Friday, June 6, 2014

9th Cir. BAP (2014 )- Unpublished - Examining California Claim Preclusion

The 9th Cir. BAP rendered an unpublished order which examined a claim preclusion argument under California Law. 


The preclusive effect of a prior state court judgment may serve as the basis for granting summary judgment. In re Imperial Corp. of Am., 92 F.3d 1503 (9th Cir. 1996); Khaligh v. Hadaegh (In re Khaligh), 338 B.R. 817, 832 (9th Cir. BAP 2006)
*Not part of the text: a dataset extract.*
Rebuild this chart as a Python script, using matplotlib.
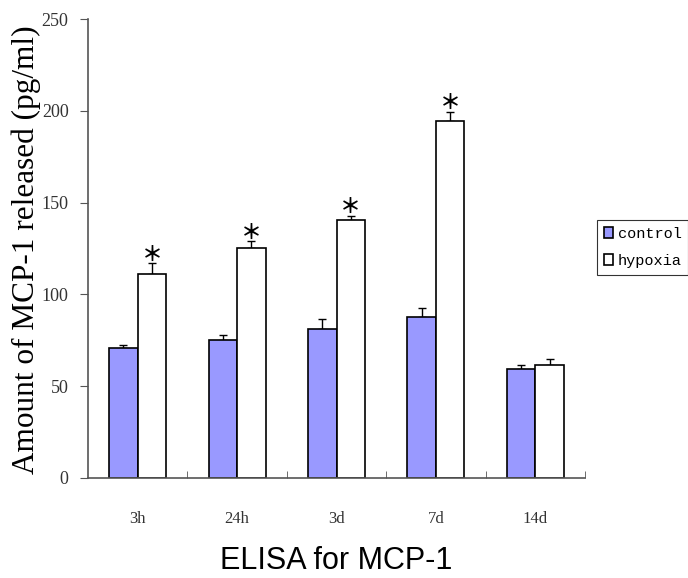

Under California law, “claim preclusion precludes the relitigation of a cause of action that previously was adjudicated in another proceeding between the same parties or parties in privity with them.” Mycogen Corp. v. Monsanto Co. 28 Cal.4th 888, 896 (Cal. 2002). For claim preclusion to apply,
three requirements must be satisfied: (1) the second lawsuit must involve the same “cause of action” as the first lawsuit;(2) the first lawsuit must have resulted in a final judgment on the merits; and (3) the party to be precluded must have been a party, or in privity with a party, to the first lawsuit. San Diego Police Officers’ Ass’n v. San Diego City Emps.’ Ret. Sys., 568 F.3d 725, 734 (9th Cir. 2008) (SDPOA v. SDCERS); Bullock v. Philip Morris USA, Inc., 198 Cal.App.4th 543, 557 (Cal. Ct. App. 2011). On occasion, California courts have inquired into fairness and public policy before applying the doctrine of claim preclusion, but unlike issue preclusion, the inquiry is not mandatory. See Kopp v. Fair Pol. Practices Com., 11 Cal.4th 607, 620–622 (Cal. 1995) (public policy considerations may warrant an exception to the claim preclusion aspect of res judicata, at least where the issue is a question of law rather than of fact).